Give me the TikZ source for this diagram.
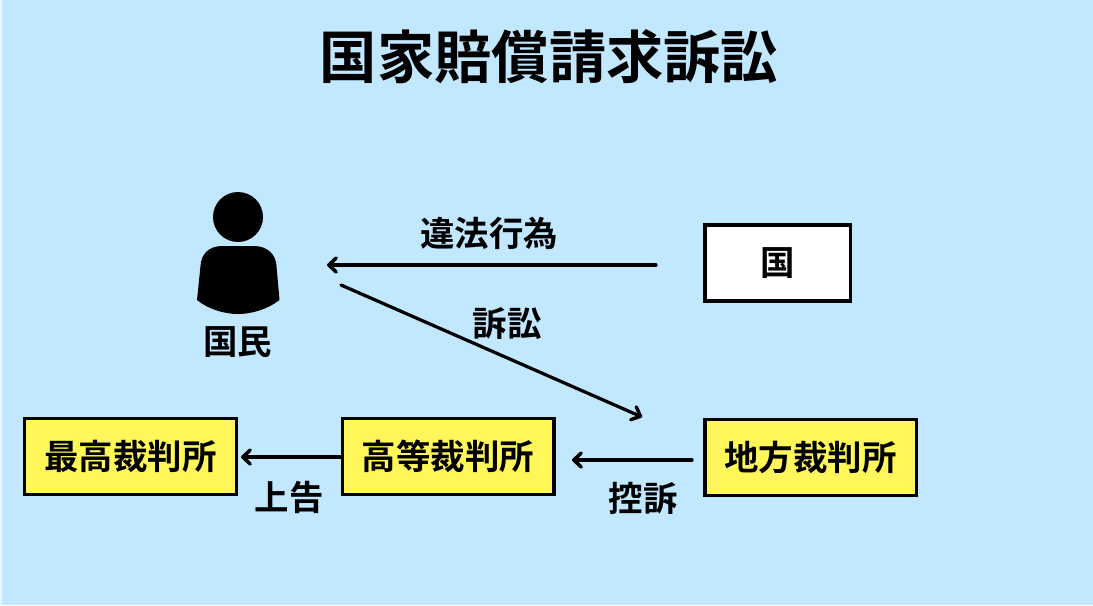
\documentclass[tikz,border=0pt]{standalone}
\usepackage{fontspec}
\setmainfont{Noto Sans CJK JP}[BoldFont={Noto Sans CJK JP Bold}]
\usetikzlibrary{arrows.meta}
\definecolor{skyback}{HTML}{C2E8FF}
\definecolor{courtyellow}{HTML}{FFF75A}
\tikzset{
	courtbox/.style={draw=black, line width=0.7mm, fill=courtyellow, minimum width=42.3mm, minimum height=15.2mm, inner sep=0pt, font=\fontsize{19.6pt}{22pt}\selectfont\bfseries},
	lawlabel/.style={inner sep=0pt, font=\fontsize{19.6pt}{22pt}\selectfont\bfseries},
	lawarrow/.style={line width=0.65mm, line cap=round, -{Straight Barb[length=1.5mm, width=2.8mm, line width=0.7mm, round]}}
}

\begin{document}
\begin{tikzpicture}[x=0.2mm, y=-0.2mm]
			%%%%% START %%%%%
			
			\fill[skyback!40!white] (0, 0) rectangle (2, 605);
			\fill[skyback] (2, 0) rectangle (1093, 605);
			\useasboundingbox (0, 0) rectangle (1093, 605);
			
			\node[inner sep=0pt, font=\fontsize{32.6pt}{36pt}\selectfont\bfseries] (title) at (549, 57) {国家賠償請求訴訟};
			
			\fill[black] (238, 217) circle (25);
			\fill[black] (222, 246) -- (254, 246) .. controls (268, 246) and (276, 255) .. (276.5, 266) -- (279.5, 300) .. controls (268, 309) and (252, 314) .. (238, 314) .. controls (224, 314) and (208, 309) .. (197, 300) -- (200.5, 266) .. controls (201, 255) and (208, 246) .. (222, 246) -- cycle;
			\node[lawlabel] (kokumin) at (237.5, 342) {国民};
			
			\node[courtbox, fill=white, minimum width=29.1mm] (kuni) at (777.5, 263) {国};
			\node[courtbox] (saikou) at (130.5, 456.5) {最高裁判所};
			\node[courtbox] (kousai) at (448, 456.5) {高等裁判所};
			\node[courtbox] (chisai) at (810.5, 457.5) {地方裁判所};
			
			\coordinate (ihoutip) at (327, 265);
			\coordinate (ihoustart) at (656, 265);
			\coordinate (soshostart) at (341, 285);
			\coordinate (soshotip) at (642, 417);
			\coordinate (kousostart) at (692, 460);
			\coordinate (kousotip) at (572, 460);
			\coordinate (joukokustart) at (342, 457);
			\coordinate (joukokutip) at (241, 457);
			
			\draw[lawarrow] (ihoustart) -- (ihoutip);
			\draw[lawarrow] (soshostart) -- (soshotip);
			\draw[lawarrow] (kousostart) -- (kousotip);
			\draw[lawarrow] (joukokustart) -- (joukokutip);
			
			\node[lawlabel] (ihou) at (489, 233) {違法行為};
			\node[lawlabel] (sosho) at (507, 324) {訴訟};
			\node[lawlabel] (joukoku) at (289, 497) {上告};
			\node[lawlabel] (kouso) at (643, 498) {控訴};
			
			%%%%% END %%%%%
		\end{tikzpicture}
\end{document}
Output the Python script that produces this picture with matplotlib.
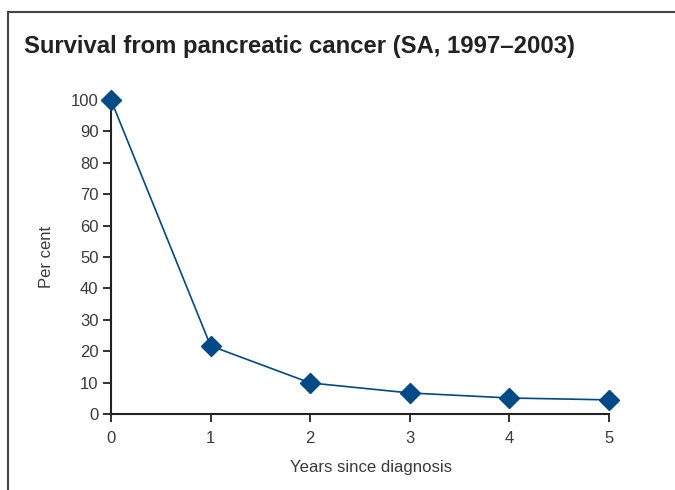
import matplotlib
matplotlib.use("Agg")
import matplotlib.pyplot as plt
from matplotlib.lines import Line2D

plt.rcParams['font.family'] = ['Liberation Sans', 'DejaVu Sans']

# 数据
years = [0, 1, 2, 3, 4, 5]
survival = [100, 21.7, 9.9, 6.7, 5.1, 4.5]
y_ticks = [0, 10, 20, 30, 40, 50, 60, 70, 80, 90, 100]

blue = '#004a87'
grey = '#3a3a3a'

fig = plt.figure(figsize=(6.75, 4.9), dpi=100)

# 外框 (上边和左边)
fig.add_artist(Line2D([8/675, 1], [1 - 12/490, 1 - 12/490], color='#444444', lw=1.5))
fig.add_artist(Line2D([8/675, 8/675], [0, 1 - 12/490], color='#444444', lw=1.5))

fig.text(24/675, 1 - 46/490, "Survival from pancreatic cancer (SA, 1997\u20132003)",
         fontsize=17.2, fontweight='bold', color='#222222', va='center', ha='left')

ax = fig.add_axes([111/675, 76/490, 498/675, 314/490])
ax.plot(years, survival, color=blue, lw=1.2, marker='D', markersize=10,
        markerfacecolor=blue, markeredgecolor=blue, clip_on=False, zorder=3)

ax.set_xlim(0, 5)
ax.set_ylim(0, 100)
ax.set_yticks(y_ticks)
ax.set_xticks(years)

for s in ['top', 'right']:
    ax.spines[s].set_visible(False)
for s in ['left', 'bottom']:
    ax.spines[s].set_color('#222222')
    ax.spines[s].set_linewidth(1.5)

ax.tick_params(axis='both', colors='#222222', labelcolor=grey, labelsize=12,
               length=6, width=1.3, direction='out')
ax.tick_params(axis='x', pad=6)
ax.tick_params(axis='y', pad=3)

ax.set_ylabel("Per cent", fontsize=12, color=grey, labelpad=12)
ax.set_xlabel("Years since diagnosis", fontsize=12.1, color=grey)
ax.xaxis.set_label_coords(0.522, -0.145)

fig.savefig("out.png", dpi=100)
-.-.-
Copy the entries above faithfully and omit every image.

Give me the TikZ source for this diagram.
\documentclass[tikz,border=0pt]{standalone}
\usepackage{fontspec}
\setmainfont{Noto Sans CJK JP}[BoldFont={Noto Sans CJK JP Bold}]
\usetikzlibrary{arrows.meta}
\definecolor{skyback}{HTML}{C2E8FF}
\definecolor{courtyellow}{HTML}{FFF75A}
\tikzset{
	courtbox/.style={draw=black, line width=0.7mm, fill=courtyellow, minimum width=42.3mm, minimum height=15.2mm, inner sep=0pt, font=\fontsize{19.6pt}{22pt}\selectfont\bfseries},
	lawlabel/.style={inner sep=0pt, font=\fontsize{19.6pt}{22pt}\selectfont\bfseries},
	lawarrow/.style={line width=0.65mm, line cap=round, -{Straight Barb[length=1.5mm, width=2.8mm, line width=0.7mm, round]}}
}

\begin{document}
\begin{tikzpicture}[x=0.2mm, y=-0.2mm]
			%%%%% START %%%%%
			
			\fill[skyback!40!white] (0, 0) rectangle (2, 605);
			\fill[skyback] (2, 0) rectangle (1093, 605);
			\useasboundingbox (0, 0) rectangle (1093, 605);
			
			\node[inner sep=0pt, font=\fontsize{32.6pt}{36pt}\selectfont\bfseries] (title) at (549, 57) {国家賠償請求訴訟};
			
			\fill[black] (238, 217) circle (25);
			\fill[black] (222, 246) -- (254, 246) .. controls (268, 246) and (276, 255) .. (276.5, 266) -- (279.5, 300) .. controls (268, 309) and (252, 314) .. (238, 314) .. controls (224, 314) and (208, 309) .. (197, 300) -- (200.5, 266) .. controls (201, 255) and (208, 246) .. (222, 246) -- cycle;
			\node[lawlabel] (kokumin) at (237.5, 342) {国民};
			
			\node[courtbox, fill=white, minimum width=29.1mm] (kuni) at (777.5, 263) {国};
			\node[courtbox] (saikou) at (130.5, 456.5) {最高裁判所};
			\node[courtbox] (kousai) at (448, 456.5) {高等裁判所};
			\node[courtbox] (chisai) at (810.5, 457.5) {地方裁判所};
			
			\coordinate (ihoutip) at (327, 265);
			\coordinate (ihoustart) at (656, 265);
			\coordinate (soshostart) at (341, 285);
			\coordinate (soshotip) at (642, 417);
			\coordinate (kousostart) at (692, 460);
			\coordinate (kousotip) at (572, 460);
			\coordinate (joukokustart) at (342, 457);
			\coordinate (joukokutip) at (241, 457);
			
			\draw[lawarrow] (ihoustart) -- (ihoutip);
			\draw[lawarrow] (soshostart) -- (soshotip);
			\draw[lawarrow] (kousostart) -- (kousotip);
			\draw[lawarrow] (joukokustart) -- (joukokutip);
			
			\node[lawlabel] (ihou) at (489, 233) {違法行為};
			\node[lawlabel] (sosho) at (507, 324) {訴訟};
			\node[lawlabel] (joukoku) at (289, 497) {上告};
			\node[lawlabel] (kouso) at (643, 498) {控訴};
			
			%%%%% END %%%%%
		\end{tikzpicture}
\end{document}
Output the Python script that produces this picture with matplotlib.
import matplotlib
matplotlib.use("Agg")
import matplotlib.pyplot as plt
from matplotlib.lines import Line2D

plt.rcParams['font.family'] = ['Liberation Sans', 'DejaVu Sans']

# 数据
years = [0, 1, 2, 3, 4, 5]
survival = [100, 21.7, 9.9, 6.7, 5.1, 4.5]
y_ticks = [0, 10, 20, 30, 40, 50, 60, 70, 80, 90, 100]

blue = '#004a87'
grey = '#3a3a3a'

fig = plt.figure(figsize=(6.75, 4.9), dpi=100)

# 外框 (上边和左边)
fig.add_artist(Line2D([8/675, 1], [1 - 12/490, 1 - 12/490], color='#444444', lw=1.5))
fig.add_artist(Line2D([8/675, 8/675], [0, 1 - 12/490], color='#444444', lw=1.5))

fig.text(24/675, 1 - 46/490, "Survival from pancreatic cancer (SA, 1997\u20132003)",
         fontsize=17.2, fontweight='bold', color='#222222', va='center', ha='left')

ax = fig.add_axes([111/675, 76/490, 498/675, 314/490])
ax.plot(years, survival, color=blue, lw=1.2, marker='D', markersize=10,
        markerfacecolor=blue, markeredgecolor=blue, clip_on=False, zorder=3)

ax.set_xlim(0, 5)
ax.set_ylim(0, 100)
ax.set_yticks(y_ticks)
ax.set_xticks(years)

for s in ['top', 'right']:
    ax.spines[s].set_visible(False)
for s in ['left', 'bottom']:
    ax.spines[s].set_color('#222222')
    ax.spines[s].set_linewidth(1.5)

ax.tick_params(axis='both', colors='#222222', labelcolor=grey, labelsize=12,
               length=6, width=1.3, direction='out')
ax.tick_params(axis='x', pad=6)
ax.tick_params(axis='y', pad=3)

ax.set_ylabel("Per cent", fontsize=12, color=grey, labelpad=12)
ax.set_xlabel("Years since diagnosis", fontsize=12.1, color=grey)
ax.xaxis.set_label_coords(0.522, -0.145)

fig.savefig("out.png", dpi=100)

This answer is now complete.